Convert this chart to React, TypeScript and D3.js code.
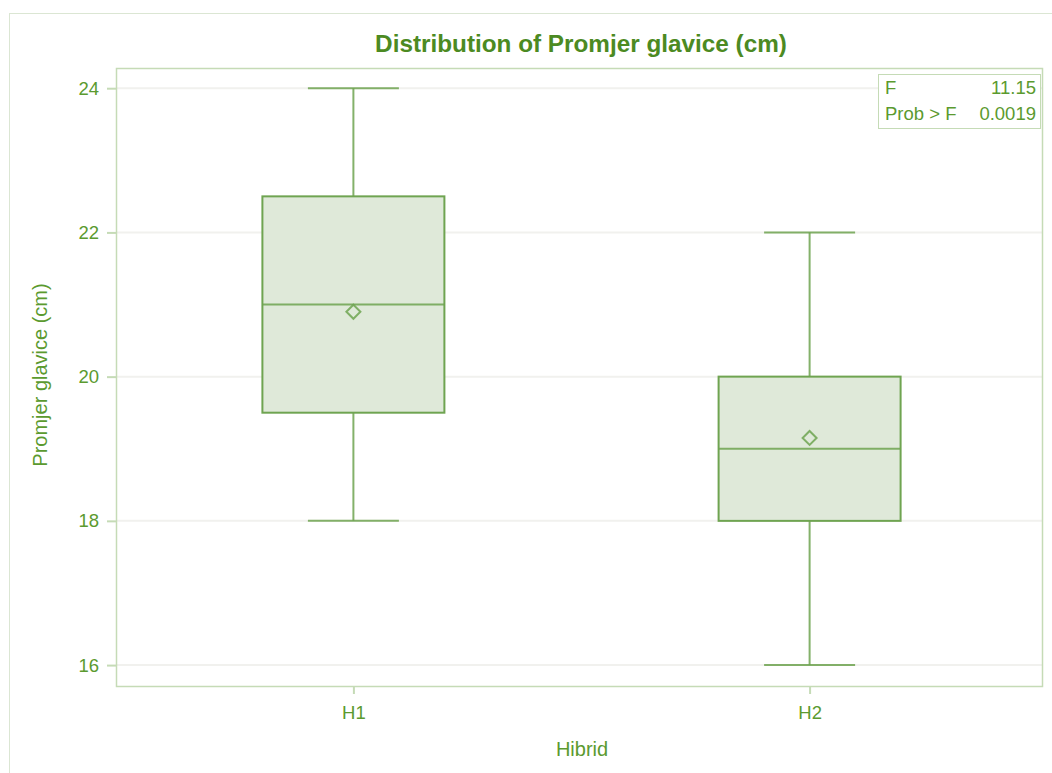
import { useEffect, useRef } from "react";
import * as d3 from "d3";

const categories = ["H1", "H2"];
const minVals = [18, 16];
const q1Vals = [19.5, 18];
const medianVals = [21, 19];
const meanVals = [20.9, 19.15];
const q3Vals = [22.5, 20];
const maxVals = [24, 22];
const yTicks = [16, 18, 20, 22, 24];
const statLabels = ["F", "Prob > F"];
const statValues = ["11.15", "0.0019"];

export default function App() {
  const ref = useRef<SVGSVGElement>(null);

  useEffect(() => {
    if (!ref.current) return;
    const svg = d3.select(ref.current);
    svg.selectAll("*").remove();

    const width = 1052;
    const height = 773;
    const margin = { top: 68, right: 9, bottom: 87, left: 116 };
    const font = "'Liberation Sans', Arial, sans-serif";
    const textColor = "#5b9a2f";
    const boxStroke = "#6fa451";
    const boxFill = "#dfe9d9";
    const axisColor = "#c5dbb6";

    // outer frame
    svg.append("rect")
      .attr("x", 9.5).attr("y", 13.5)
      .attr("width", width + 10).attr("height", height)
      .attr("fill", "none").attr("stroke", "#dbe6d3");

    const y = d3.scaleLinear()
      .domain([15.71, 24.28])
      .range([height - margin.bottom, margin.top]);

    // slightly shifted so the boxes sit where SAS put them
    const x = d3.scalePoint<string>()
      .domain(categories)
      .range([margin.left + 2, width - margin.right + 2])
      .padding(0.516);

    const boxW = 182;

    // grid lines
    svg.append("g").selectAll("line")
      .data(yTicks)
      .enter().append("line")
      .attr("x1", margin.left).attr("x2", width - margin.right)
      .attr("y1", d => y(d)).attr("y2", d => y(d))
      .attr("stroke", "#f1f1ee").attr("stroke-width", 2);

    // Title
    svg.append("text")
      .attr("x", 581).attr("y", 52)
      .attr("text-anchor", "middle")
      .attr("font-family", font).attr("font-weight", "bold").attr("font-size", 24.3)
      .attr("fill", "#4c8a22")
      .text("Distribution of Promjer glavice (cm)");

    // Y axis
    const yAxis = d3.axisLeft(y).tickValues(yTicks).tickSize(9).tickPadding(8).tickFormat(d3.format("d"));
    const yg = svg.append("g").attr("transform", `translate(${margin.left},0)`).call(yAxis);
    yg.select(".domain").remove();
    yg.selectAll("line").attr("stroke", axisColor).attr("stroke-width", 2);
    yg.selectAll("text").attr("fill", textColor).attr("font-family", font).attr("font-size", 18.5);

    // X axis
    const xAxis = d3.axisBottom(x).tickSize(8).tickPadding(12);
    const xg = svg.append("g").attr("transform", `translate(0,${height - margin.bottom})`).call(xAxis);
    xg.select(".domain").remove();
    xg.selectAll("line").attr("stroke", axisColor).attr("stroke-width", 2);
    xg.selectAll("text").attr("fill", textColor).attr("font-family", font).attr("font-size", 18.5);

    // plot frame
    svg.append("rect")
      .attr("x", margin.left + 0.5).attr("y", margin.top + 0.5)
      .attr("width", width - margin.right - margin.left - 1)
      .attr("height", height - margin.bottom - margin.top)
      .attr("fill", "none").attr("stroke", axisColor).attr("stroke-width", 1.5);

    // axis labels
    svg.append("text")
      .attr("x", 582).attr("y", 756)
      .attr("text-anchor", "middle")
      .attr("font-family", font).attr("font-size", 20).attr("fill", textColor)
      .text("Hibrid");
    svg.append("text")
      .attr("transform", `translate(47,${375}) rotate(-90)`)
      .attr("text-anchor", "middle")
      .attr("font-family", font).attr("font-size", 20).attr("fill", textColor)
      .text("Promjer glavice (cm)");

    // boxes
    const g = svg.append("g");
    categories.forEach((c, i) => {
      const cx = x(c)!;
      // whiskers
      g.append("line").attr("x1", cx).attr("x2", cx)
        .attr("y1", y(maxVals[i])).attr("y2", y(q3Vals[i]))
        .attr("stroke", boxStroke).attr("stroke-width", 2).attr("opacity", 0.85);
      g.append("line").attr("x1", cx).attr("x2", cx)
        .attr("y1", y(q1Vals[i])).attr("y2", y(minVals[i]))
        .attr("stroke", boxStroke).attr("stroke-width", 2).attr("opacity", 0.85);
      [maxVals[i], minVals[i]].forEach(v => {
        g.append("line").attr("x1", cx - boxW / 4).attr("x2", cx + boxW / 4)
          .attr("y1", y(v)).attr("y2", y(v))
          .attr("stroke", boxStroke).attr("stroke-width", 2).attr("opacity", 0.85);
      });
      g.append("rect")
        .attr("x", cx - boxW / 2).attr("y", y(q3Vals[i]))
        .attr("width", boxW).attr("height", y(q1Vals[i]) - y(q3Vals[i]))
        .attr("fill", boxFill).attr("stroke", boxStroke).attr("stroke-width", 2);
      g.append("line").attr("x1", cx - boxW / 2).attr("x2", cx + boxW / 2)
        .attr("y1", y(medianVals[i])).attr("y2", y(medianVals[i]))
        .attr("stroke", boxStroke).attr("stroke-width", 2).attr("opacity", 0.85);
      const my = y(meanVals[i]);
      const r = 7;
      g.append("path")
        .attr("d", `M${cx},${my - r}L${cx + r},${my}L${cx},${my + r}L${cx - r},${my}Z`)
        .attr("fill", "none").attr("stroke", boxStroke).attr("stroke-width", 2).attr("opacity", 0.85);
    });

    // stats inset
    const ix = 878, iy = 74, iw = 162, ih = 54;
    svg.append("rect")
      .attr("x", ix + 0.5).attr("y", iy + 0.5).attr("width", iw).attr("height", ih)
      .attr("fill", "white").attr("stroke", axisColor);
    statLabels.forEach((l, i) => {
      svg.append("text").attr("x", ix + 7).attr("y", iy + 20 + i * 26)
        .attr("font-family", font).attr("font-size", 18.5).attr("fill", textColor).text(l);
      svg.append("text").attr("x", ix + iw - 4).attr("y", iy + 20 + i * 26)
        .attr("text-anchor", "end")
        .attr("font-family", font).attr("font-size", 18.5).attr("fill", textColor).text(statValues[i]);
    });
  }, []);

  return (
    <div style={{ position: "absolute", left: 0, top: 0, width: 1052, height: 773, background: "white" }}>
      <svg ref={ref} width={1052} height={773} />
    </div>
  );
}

────────────────────────────────────────

## Required work
Return only the lines running from the top of the data to the line that holds "of Promjer glavice". Include both of those lines, but skip the pictures.

## Exercise answer
Convert this chart to React, TypeScript and D3.js code.
import { useEffect, useRef } from "react";
import * as d3 from "d3";

const categories = ["H1", "H2"];
const minVals = [18, 16];
const q1Vals = [19.5, 18];
const medianVals = [21, 19];
const meanVals = [20.9, 19.15];
const q3Vals = [22.5, 20];
const maxVals = [24, 22];
const yTicks = [16, 18, 20, 22, 24];
const statLabels = ["F", "Prob > F"];
const statValues = ["11.15", "0.0019"];

export default function App() {
  const ref = useRef<SVGSVGElement>(null);

  useEffect(() => {
    if (!ref.current) return;
    const svg = d3.select(ref.current);
    svg.selectAll("*").remove();

    const width = 1052;
    const height = 773;
    const margin = { top: 68, right: 9, bottom: 87, left: 116 };
    const font = "'Liberation Sans', Arial, sans-serif";
    const textColor = "#5b9a2f";
    const boxStroke = "#6fa451";
    const boxFill = "#dfe9d9";
    const axisColor = "#c5dbb6";

    // outer frame
    svg.append("rect")
      .attr("x", 9.5).attr("y", 13.5)
      .attr("width", width + 10).attr("height", height)
      .attr("fill", "none").attr("stroke", "#dbe6d3");

    const y = d3.scaleLinear()
      .domain([15.71, 24.28])
      .range([height - margin.bottom, margin.top]);

    // slightly shifted so the boxes sit where SAS put them
    const x = d3.scalePoint<string>()
      .domain(categories)
      .range([margin.left + 2, width - margin.right + 2])
      .padding(0.516);

    const boxW = 182;

    // grid lines
    svg.append("g").selectAll("line")
      .data(yTicks)
      .enter().append("line")
      .attr("x1", margin.left).attr("x2", width - margin.right)
      .attr("y1", d => y(d)).attr("y2", d => y(d))
      .attr("stroke", "#f1f1ee").attr("stroke-width", 2);

    // Title
    svg.append("text")
      .attr("x", 581).attr("y", 52)
      .attr("text-anchor", "middle")
      .attr("font-family", font).attr("font-weight", "bold").attr("font-size", 24.3)
      .attr("fill", "#4c8a22")
      .text("Distribution of Promjer glavice (cm)");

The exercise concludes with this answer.